Astolfo sa bene che qui scrive di libri, di quel mondo di carta che attacca tutti alla vita e al suo scorrere anche se non ce ne accorgiamo, quindi… Quindi nel cesto abbastanza pieno di testi usciti per l’occasione, pesca a colpo sicuro solo qualche titolo: La repubblica inquieta. L’Italia della Costituzione 1946-48, dello storico Giovanni De Luna ed uscito nell’anno trascorso.
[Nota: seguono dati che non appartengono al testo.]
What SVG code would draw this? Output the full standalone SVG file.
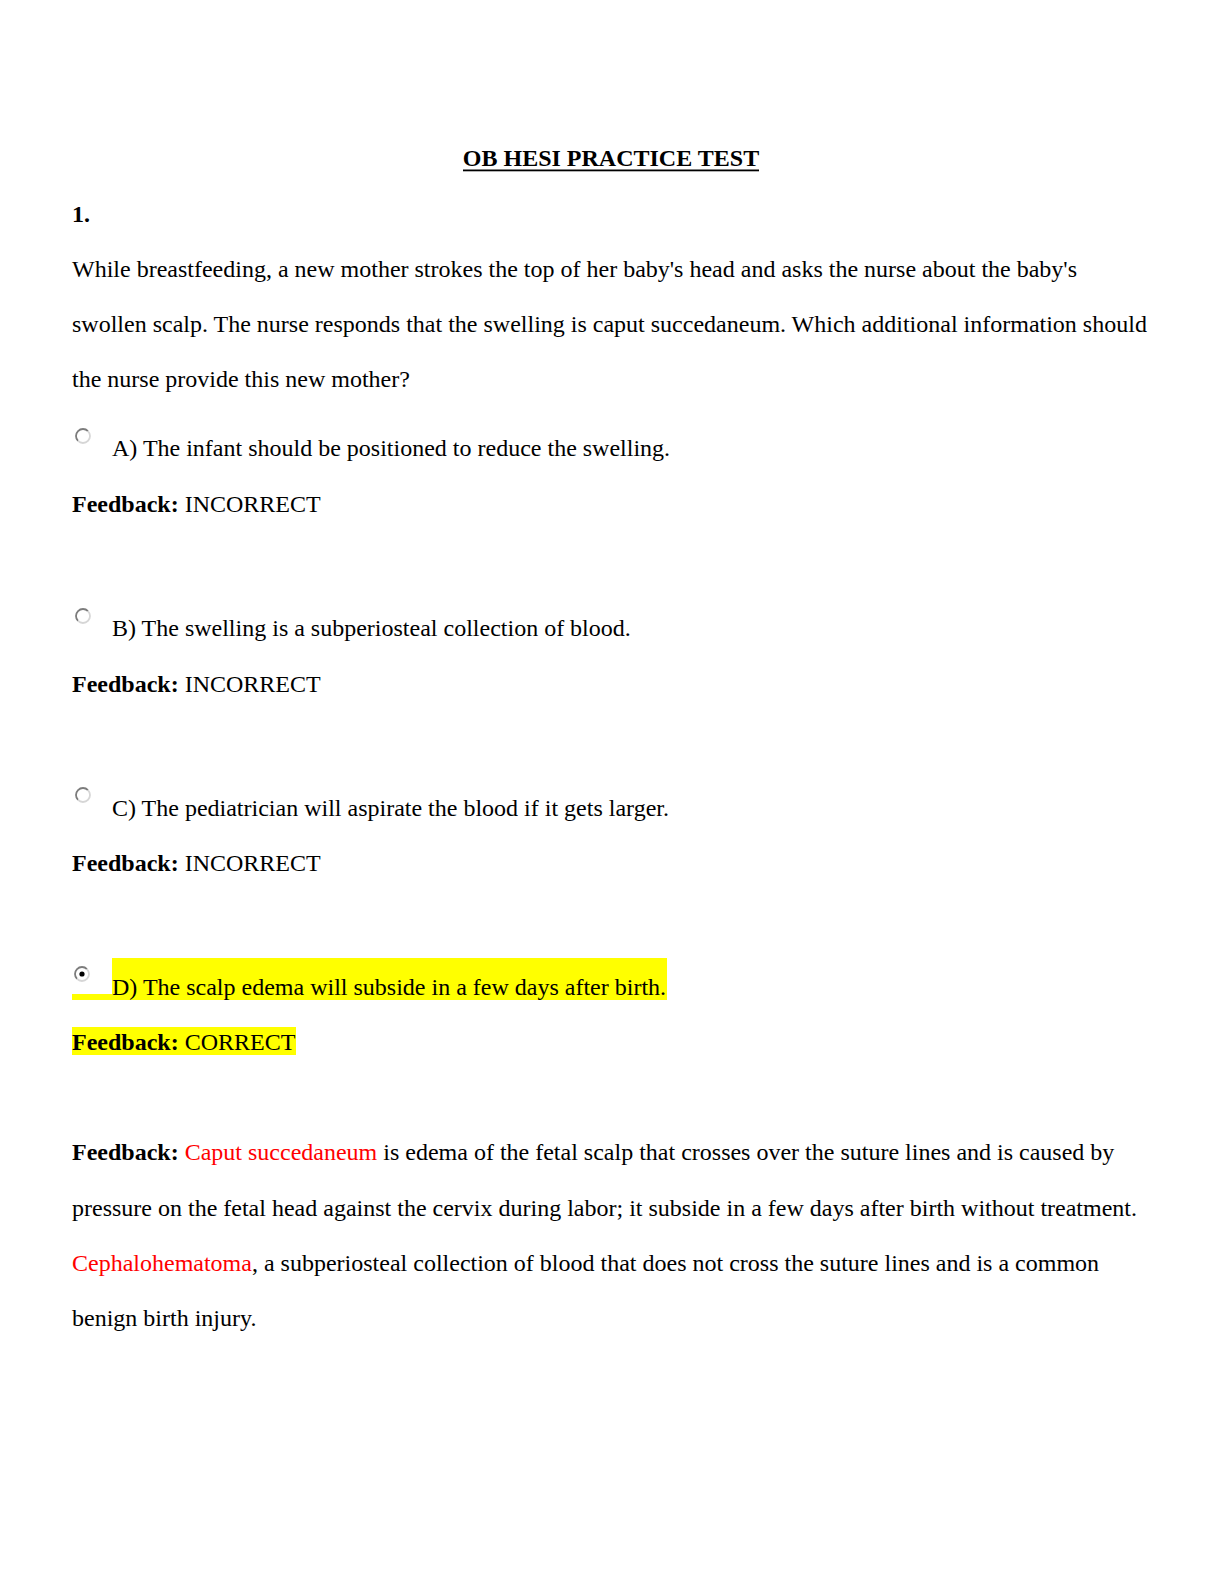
<svg xmlns="http://www.w3.org/2000/svg" width="1224" height="1584" viewBox="0 0 1224 1584">
<style>
text{font-family:"Liberation Serif","Times New Roman",serif;font-size:24px;fill:#000}
.b{font-weight:bold}
.r{fill:#ff0000}
.hl{fill:#ffff00}
</style>
<defs>
<symbol id="radio" overflow="visible">
<circle cx="0" cy="0" r="7" fill="#fff"/>
<path d="M-4.95 4.95 A7 7 0 0 1 4.95 -4.95" fill="none" stroke="#7c7c7c" stroke-width="1.8"/>
<path d="M4.95 -4.95 A7 7 0 0 1 -4.95 4.95" fill="none" stroke="#d6d6d6" stroke-width="1.8"/>
</symbol>
</defs>
<rect width="1224" height="1584" fill="#fff"/>
<g id="title">
<text x="611" y="166" text-anchor="middle" class="b">OB HESI PRACTICE TEST</text>
<rect x="463" y="169.5" width="296" height="1.8" fill="#000"/>
</g>
<g id="question">
<text x="72" y="222" class="b">1.</text>
<text x="72" y="277">While breastfeeding, a new mother strokes the top of her baby's head and asks the nurse about the baby's</text>
<text x="72" y="332">swollen scalp. The nurse responds that the swelling is caput succedaneum. Which additional information should</text>
<text x="72" y="387">the nurse provide this new mother?</text>
</g>
<g id="optionA">
<use href="#radio" x="83" y="436"/>
<text x="112" y="456">A) The infant should be positioned to reduce the swelling.</text>
<text x="72" y="512"><tspan class="b">Feedback:</tspan> INCORRECT</text>
</g>
<g id="optionB">
<use href="#radio" x="83" y="616"/>
<text x="112" y="636">B) The swelling is a subperiosteal collection of blood.</text>
<text x="72" y="692"><tspan class="b">Feedback:</tspan> INCORRECT</text>
</g>
<g id="optionC">
<use href="#radio" x="83" y="795"/>
<text x="112" y="816">C) The pediatrician will aspirate the blood if it gets larger.</text>
<text x="72" y="871"><tspan class="b">Feedback:</tspan> INCORRECT</text>
</g>
<g id="optionD">
<rect class="hl" x="112" y="958" width="555" height="42"/>
<rect class="hl" x="72" y="994" width="40" height="6"/>
<use href="#radio" x="82" y="974"/>
<circle cx="82" cy="974" r="2.6" fill="#000"/>
<text x="112" y="995">D) The scalp edema will subside in a few days after birth.</text>
<rect class="hl" x="72" y="1027" width="224" height="28"/>
<text x="72" y="1050"><tspan class="b">Feedback:</tspan> CORRECT</text>
</g>
<g id="explanation">
<text x="72" y="1160"><tspan class="b">Feedback:</tspan> <tspan class="r">Caput succedaneum</tspan> is edema of the fetal scalp that crosses over the suture lines and is caused by</text>
<text x="72" y="1216">pressure on the fetal head against the cervix during labor; it subside in a few days after birth without treatment.</text>
<text x="72" y="1271"><tspan class="r">Cephalohematoma</tspan>, a subperiosteal collection of blood that does not cross the suture lines and is a common</text>
<text x="72" y="1326">benign birth injury.</text>
</g>
</svg>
L’autore è specialista di storia contemporanea, abbastanza post-ideologico che riesce a darci una lettura equilibrata e convincente sulle vicende del nostro Paese all’indomani della guerra, da narratore di buona penna di vari momenti dell’Italia del Novecento, di vicende legate alle trasformazioni economiche, al movimento operaio e alle mille contraddizioni dello sviluppo industriale. E ad Astolfo pare che anche in questo libro egli racconti la grandezza limpida della Carta costituzionale, emersa sull’eco dei fumi e degli ultimi colpi d’arma della tragedia nazionale tra il ’40 e il ‘45.

G.DE LUNA, La repubblica inquieta. L’Italia della Costituzione 1946-48, Feltrinelli 2017.